The problem is that Jonathan could leave-leave, but, of course, he won't. Louise won't either because love can become a snare that entraps even the most intelligent and ambitious and entreats them to develop webs of toxic codependence that are as unhealthy as they are habitual.

Perhaps this is the point that Obie Award winner Melissa James Gibson is chasing in her new play, Placebo, now at Playwrights Horizons. Or maybe she's hungry to dig into how sex affects couples -- the good, the bad and the ugly (in this case, mostly the ugly, or the nonexistent). She could be looking at how emotional intimacy has gone out of fashion among hardworking, career focused (read: self-interested) millennials like me. What I find in her production is an ode to all three of these themes and more, because really it's an analysis of the obstacles pitted against relationships in the 21st century and how human nature and our desire for connection don't fit in with the social construct of our era.

You have to experience Placebo's nuance to grasp all of it. There's too much substance, too much grit. Gibson never wastes words; even the most menial dialogue has an underlying thrust, a hint at dreams and disaster.

Every line of the script hides a new slant -- something to keep you up at night, restless in thought.

The action gets its humanity from four adroit actors, all of whom deliver moving, believable performances. Carrie Coon of Gone Girl and Who's Afraid of Virginia Woolf? fame is the protagonist, Louise. William Jackson Harper, Alex Hurt, and Florencia Lozano compose her supporting cast. Coon's bluntness is endearing, Harper's emotional viability convincing. Hurt proves captivatingly simple, and the upper-class privilege of Lozano's character makes her no less likable.

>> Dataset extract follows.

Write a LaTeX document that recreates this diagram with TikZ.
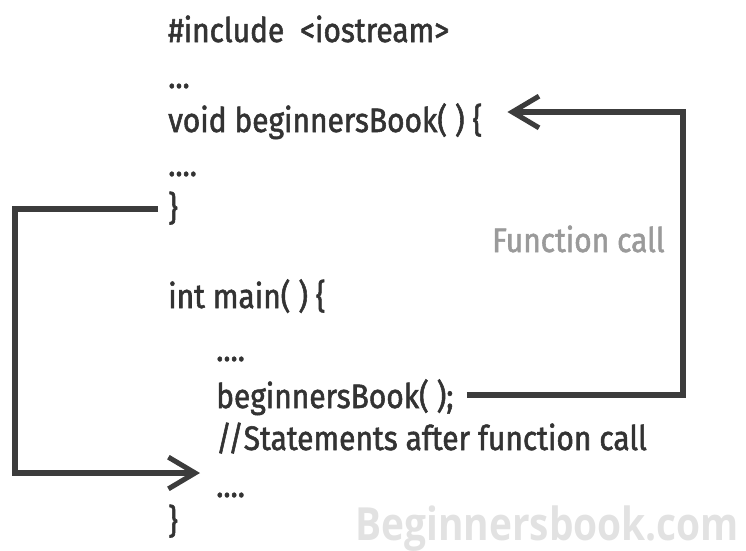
\documentclass[tikz,border=0pt]{standalone}
\usepackage{fontspec}
\newfontfamily\codefont[FakeStretch=0.88,FakeBold=1.6]{Fira Sans}
\newfontfamily\markfont[FakeStretch=0.85]{Open Sans}
\usetikzlibrary{arrows.meta}
\usetikzlibrary{calc}
\definecolor{codegray}{HTML}{333333}
\definecolor{linegray}{HTML}{3C3C3C}
\definecolor{labelgray}{HTML}{9A9A9A}
\definecolor{markgray}{HTML}{E2E2E2}

\begin{document}
\begin{tikzpicture}[x=0.03cm,y=-0.03cm,
	code/.style={anchor=base west,inner sep=0pt,text=codegray,font=\codefont\fontsize{29}{29}\selectfont},
	flow/.style={draw=linegray,line width=4.3pt,-{Straight Barb[length=8mm,width=9.5mm]}}]
	\useasboundingbox (0,0) rectangle (746,550);

	% the function
	\node[code] at (168,42) (inc) {\#include\ \ <iostream>};
	\node[code] at (168,88) (d1) {...};
	\node[code] at (168,132) (fun) {void beginnersBook( ) \{};
	\node[code] at (168,176) (d2) {....};
	\node[code] at (168,220) (cl1) {\}};

	% main
	\node[code] at (168,308) (main) {int main( ) \{};
	\node[code] at (216,361) (d3) {....};
	\node[code] at (216,408) (call) {beginnersBook( );};
	\node[code] at (216,450) (stmt) {//Statements after function call};
	\node[code] at (216,497) (d4) {....};
	\node[code] at (168,533) (cl2) {\}};

	\node[code,text=labelgray] at (492,252) (fc) {Function call};
	\node[anchor=base west,inner sep=0pt,text=markgray,font=\markfont\bfseries\fontsize{39}{39}\selectfont] at (355,540) (mark) {Beginnersbook.com};

	\coordinate (rt) at (683,250);
	\coordinate (lf) at (15,340);

	\draw[flow] ($(call.base east)+(13,-13)$) -| (rt) |- ($(fun.base east)+(25,-20)$);
	\draw[flow] ($(cl1.base west)+(-10,-11)$) -| (lf) |- ($(d4.base west)+(-16,-24)$);
\end{tikzpicture}
\end{document}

Placebo's plot is mundane, and its key events could happen to any of us. Louise works at a hospital developing a female version of Viagra. Her boyfriend, Jonathan, never ventures far from his apartment, where he buries his nose in books about the Roman philosopher, Pliny. Louise's mother is sick, and as Louise frantically fights to grasp her mom's mortality, Jonathan is too consumed by his studies to notice. So she turns to her coworker, Tom, for a good-humored listening ear. Sparks fly. Tensions erupt. Still, in the end, not much has changed.

But be warned: this is not your typical love triangle. We like our entertainment like our Kraft singles: fake. But it seems that Gibson doesn't care what we like; she's going to hand us the truth, unabashedly, with no euphemisms or concluding catharsis.

Instead of telling us what to believe, she'll show us why 40-50 percent of married couples eventually divorce in the United States and why one-night stands are the new normal. She'll make us wonder if a fairytale romance is possible when we're too individualistic to see past ourselves and our aspirations. She'll even have us question our own self-obsession and whether our drive to become someone is pushing away everyone else.

And finally, as the ensemble takes a bow, we'll ask ourselves if the people in our lives should be pushed away for our own good, or if they're worth the constant game of catch. Should we drop the ball or keep throwing, hoping that soon the motions will feel more natural?